## DATA
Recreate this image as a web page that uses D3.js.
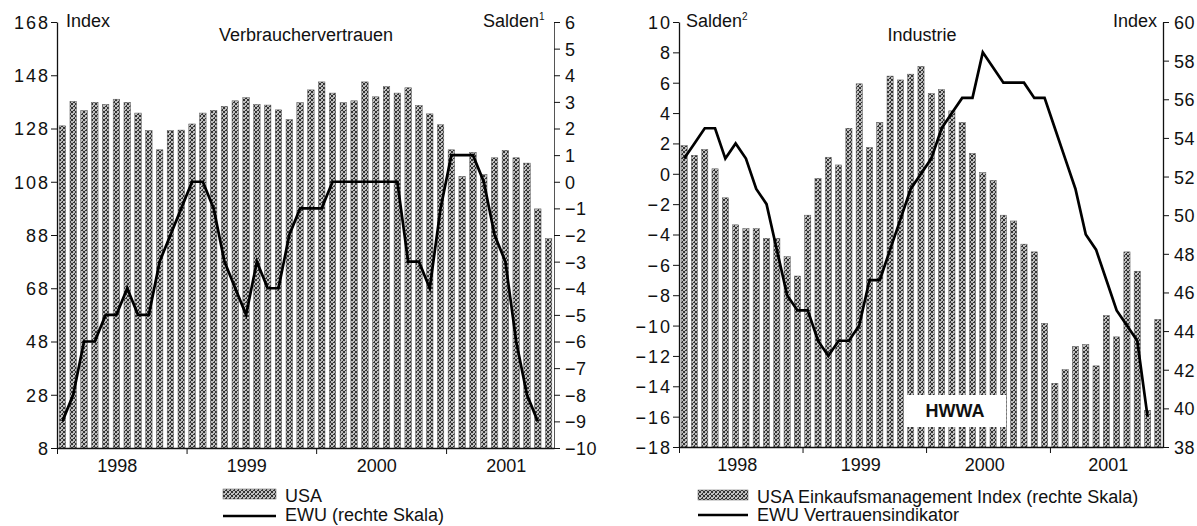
<!DOCTYPE html>
<html><head><meta charset="utf-8">
<script src="https://cdn.jsdelivr.net/npm/d3@7"></script>
<style>
body{margin:0;background:#fff;}
svg text{font-family:"Liberation Sans",Arial,Helvetica,sans-serif;fill:#111;}
</style></head><body>
<svg id="c" width="1197" height="526"></svg>
<script>
// ---------- DATA ----------
// Left panel: Verbrauchervertrauen, monthly Jan 1998 – Oct 2001
const usaConsumer = [129,138.2,134.7,137.8,137,139,137.8,133.8,127.2,120,127.2,127.4,
  129.7,133.8,134.8,136.3,138.4,139.6,137,136.8,135,131.3,137.7,142.5,
  145.5,141.3,137.7,138.4,145.5,139.9,143.7,141.3,143.3,136.7,133.5,129.4,
  120,110,119,110.7,117,119.8,117,115,97.8,86.6];
const ewuConsumer = [-9,-8,-6,-6,-5,-5,-4,-5,-5,-3,-2,-1,
  0,0,-1,-3,-4,-5,-3,-4,-4,-2,-1,-1,
  -1,0,0,0,0,0,0,0,-3,-3,-4,-1,
  1,1,1,0,-2,-3,-6,-8,-9];
// Right panel: Industrie, monthly Jan 1998 – Nov 2001
const usaPMI = [53.6,53.1,53.4,52.4,50.9,49.5,49.3,49.3,48.8,48.8,47.85,46.85,
  50.0,51.9,53.0,52.6,54.5,56.8,53.5,54.8,57.2,57.0,57.3,57.7,
  56.3,56.5,55.4,54.8,53.2,52.2,51.8,50.0,49.7,48.5,48.1,44.4,
  41.3,42.0,43.2,43.3,42.2,44.8,43.7,48.1,47.1,39.9,44.6];
const ewuIndustry = [1,2,3,3,1,2,1,-1,-2,-5,-8,-9,
  -9,-11,-12,-11,-11,-10,-7,-7,-5,-3,-1,0,
  1,3,4,5,5,8,7,6,6,6,5,5,
  3,1,-1,-4,-5,-7,-9,-10,-11,-16];

const years = ["1998","1999","2000","2001"];
const ticksLeftIndex = [8,28,48,68,88,108,128,148,168];
const ticksLeftSalden = [-10,-9,-8,-7,-6,-5,-4,-3,-2,-1,0,1,2,3,4,5,6];
const ticksRightSalden = [-18,-16,-14,-12,-10,-8,-6,-4,-2,0,2,4,6,8,10];
const ticksRightIndex = [38,40,42,44,46,48,50,52,54,56,58,60];

const monthsL = d3.timeMonth.range(new Date(1998,0,1), new Date(1998, usaConsumer.length, 1));
const monthsR = d3.timeMonth.range(new Date(1998,0,1), new Date(1998, usaPMI.length, 1));

// ---------- DRAW ----------
const svg = d3.select("#c");
const defs = svg.append("defs");
const pat = defs.append("pattern").attr("id","dots").attr("width",4).attr("height",4)
  .attr("patternUnits","userSpaceOnUse");
pat.append("rect").attr("width",4).attr("height",4).attr("fill","#bebebe");
[[0,0],[2,1],[1,2],[3,3],[0,3],[2,2],[3,0]].forEach(p=>pat.append("rect")
  .attr("x",p[0]).attr("y",p[1]).attr("width",1).attr("height",1).attr("fill","#333"));

const FS = 18;

function styleAxis(g){
  g.attr("font-size",null).attr("font-family",null);
  g.selectAll("text").attr("font-size",FS).attr("fill","#111").style("letter-spacing","2px");
  g.selectAll("line").attr("stroke","#111");
  g.select(".domain").attr("stroke","#111").attr("stroke-width",1.3);
}

function panel(o){
  const g = svg.append("g");
  const x = d3.scaleBand().domain(o.months).range([o.x0,o.x1]).paddingInner(0.4).paddingOuter(0.2);
  const xt = d3.scaleTime().domain([o.months[0], d3.timeMonth.offset(o.months[o.months.length-1],1)]).range([o.x0,o.x1]);
  const yB = d3.scaleLinear().domain(o.barDomain).range([o.yb,o.yt]);
  const yLn = d3.scaleLinear().domain(o.lineDomain).range([o.yb,o.yt]);
  const bw = x.bandwidth();

  g.append("g").selectAll("rect").data(o.bars).join("rect")
    .attr("x",(d,i)=>x(o.months[i])).attr("width",bw)
    .attr("y",d=>yB(d)).attr("height",d=>yB(o.barDomain[0])-yB(d))
    .attr("fill","url(#dots)").attr("stroke","#555").attr("stroke-width",0.5);

  if (o.box) o.box(g);

  g.append("path").datum(o.line)
    .attr("fill","none").attr("stroke","#000").attr("stroke-width",2.7).attr("stroke-linejoin","miter")
    .attr("d", d3.line().x((d,i)=>x(o.months[i])+bw/2).y(d=>yLn(d)));

  const leftScale = o.leftIsBars ? yB : yLn;
  const rightScale = o.leftIsBars ? yLn : yB;
  const aL = g.append("g").attr("transform",`translate(${o.x0},0)`)
    .call(d3.axisLeft(leftScale).tickValues(o.leftTicks).tickSize(6).tickSizeOuter(0).tickPadding(o.padL)
      .tickFormat(d3.format("d")));
  styleAxis(aL);
  aL.selectAll("text").attr("dy","0.36em");
  const aR = g.append("g").attr("transform",`translate(${o.x1},0)`)
    .call(d3.axisRight(rightScale).tickValues(o.rightTicks).tickSize(6).tickSizeOuter(0).tickPadding(o.padR)
      .tickFormat(d3.format("d")));
  styleAxis(aR);
  aR.selectAll("text").attr("dy","0.36em").style("letter-spacing","0.5px");
  if (o.rightGray) { aR.select(".domain").attr("stroke","#555").attr("stroke-width",1); }

  const yearStarts = years.map(y=>new Date(+y,0,1));
  const aB = g.append("g").attr("transform",`translate(0,${o.yb})`)
    .call(d3.axisBottom(xt).tickValues(yearStarts).tickSize(6).tickSizeOuter(0).tickFormat(""));
  styleAxis(aB);
  g.append("g").selectAll("text").data(years).join("text")
    .attr("x",d=>xt(new Date(+d,6,1))+o.yearDx).attr("y",o.yb+24)
    .attr("text-anchor","middle").attr("font-size",FS).text(d=>d);
  return {x,xt,yB,yLn};
}

// Left panel
panel({months:monthsL, x0:57, x1:554, yt:22, yb:448,
  bars:usaConsumer, line:ewuConsumer, barDomain:[8,168], lineDomain:[-10,6],
  leftIsBars:true, leftTicks:ticksLeftIndex, rightTicks:ticksLeftSalden,
  padL:1, padR:5, rightGray:true, yearDx:-4});

// Right panel
panel({months:monthsR, x0:679, x1:1163, yt:22, yb:447,
  bars:usaPMI, line:ewuIndustry, barDomain:[38,60], lineDomain:[-18,10],
  leftIsBars:false, leftTicks:ticksRightSalden, rightTicks:ticksRightIndex,
  padL:1, padR:5, rightGray:false, yearDx:-3,
  box:g=>{
    g.append("rect").attr("x",904).attr("y",395).attr("width",102).attr("height",32).attr("fill","#fff");
    g.append("text").attr("x",955).attr("y",417).attr("text-anchor","middle")
      .attr("font-size",FS).attr("font-weight","bold").text("HWWA");
  }});

function label(x,y,t,anchor,sup){
  const tx = svg.append("text").attr("x",x).attr("y",y).attr("text-anchor",anchor||"start").attr("font-size",FS).text(t);
  if (sup) tx.append("tspan").attr("font-size",10).attr("dy",-7).text(sup);
  return tx;
}
label(66,27,"Index");
label(306,41,"Verbrauchervertrauen","middle");
label(483,27,"Salden",null,"1");
label(686,27,"Salden",null,"2");
label(922,41,"Industrie","middle");
label(1157,27,"Index","end");

function legend(x,yRect,yLine,tx,t1,t2,t1y,t2y,w){
  svg.append("rect").attr("x",x).attr("y",yRect).attr("width",w).attr("height",10)
    .attr("fill","url(#dots)").attr("stroke","#555").attr("stroke-width",0.5);
  svg.append("line").attr("x1",x).attr("x2",x+w).attr("y1",yLine).attr("y2",yLine)
    .attr("stroke","#000").attr("stroke-width",2.7);
  label(tx,t1y,t1);
  label(tx,t2y,t2);
}
legend(223,489,516,285,"USA","EWU (rechte Skala)",502,521,53);
legend(698,490,515,757,"USA Einkaufsmanagement Index (rechte Skala)","EWU Vertrauensindikator",503,521,50);
</script>
</body></html>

## EXERCISE PROMPT
Take the lines from the start of the material to the line with "const ticksRightIndex = [38,40,42,44,46,48,50,52,54,56,58,60];", both included, and transcribe them exactly without the pictures.

## SOLUTION TO THIS TASK
Recreate this image as a web page that uses D3.js.
<!DOCTYPE html>
<html><head><meta charset="utf-8">
<script src="https://cdn.jsdelivr.net/npm/d3@7"></script>
<style>
body{margin:0;background:#fff;}
svg text{font-family:"Liberation Sans",Arial,Helvetica,sans-serif;fill:#111;}
</style></head><body>
<svg id="c" width="1197" height="526"></svg>
<script>
// ---------- DATA ----------
// Left panel: Verbrauchervertrauen, monthly Jan 1998 – Oct 2001
const usaConsumer = [129,138.2,134.7,137.8,137,139,137.8,133.8,127.2,120,127.2,127.4,
  129.7,133.8,134.8,136.3,138.4,139.6,137,136.8,135,131.3,137.7,142.5,
  145.5,141.3,137.7,138.4,145.5,139.9,143.7,141.3,143.3,136.7,133.5,129.4,
  120,110,119,110.7,117,119.8,117,115,97.8,86.6];
const ewuConsumer = [-9,-8,-6,-6,-5,-5,-4,-5,-5,-3,-2,-1,
  0,0,-1,-3,-4,-5,-3,-4,-4,-2,-1,-1,
  -1,0,0,0,0,0,0,0,-3,-3,-4,-1,
  1,1,1,0,-2,-3,-6,-8,-9];
// Right panel: Industrie, monthly Jan 1998 – Nov 2001
const usaPMI = [53.6,53.1,53.4,52.4,50.9,49.5,49.3,49.3,48.8,48.8,47.85,46.85,
  50.0,51.9,53.0,52.6,54.5,56.8,53.5,54.8,57.2,57.0,57.3,57.7,
  56.3,56.5,55.4,54.8,53.2,52.2,51.8,50.0,49.7,48.5,48.1,44.4,
  41.3,42.0,43.2,43.3,42.2,44.8,43.7,48.1,47.1,39.9,44.6];
const ewuIndustry = [1,2,3,3,1,2,1,-1,-2,-5,-8,-9,
  -9,-11,-12,-11,-11,-10,-7,-7,-5,-3,-1,0,
  1,3,4,5,5,8,7,6,6,6,5,5,
  3,1,-1,-4,-5,-7,-9,-10,-11,-16];

const years = ["1998","1999","2000","2001"];
const ticksLeftIndex = [8,28,48,68,88,108,128,148,168];
const ticksLeftSalden = [-10,-9,-8,-7,-6,-5,-4,-3,-2,-1,0,1,2,3,4,5,6];
const ticksRightSalden = [-18,-16,-14,-12,-10,-8,-6,-4,-2,0,2,4,6,8,10];
const ticksRightIndex = [38,40,42,44,46,48,50,52,54,56,58,60];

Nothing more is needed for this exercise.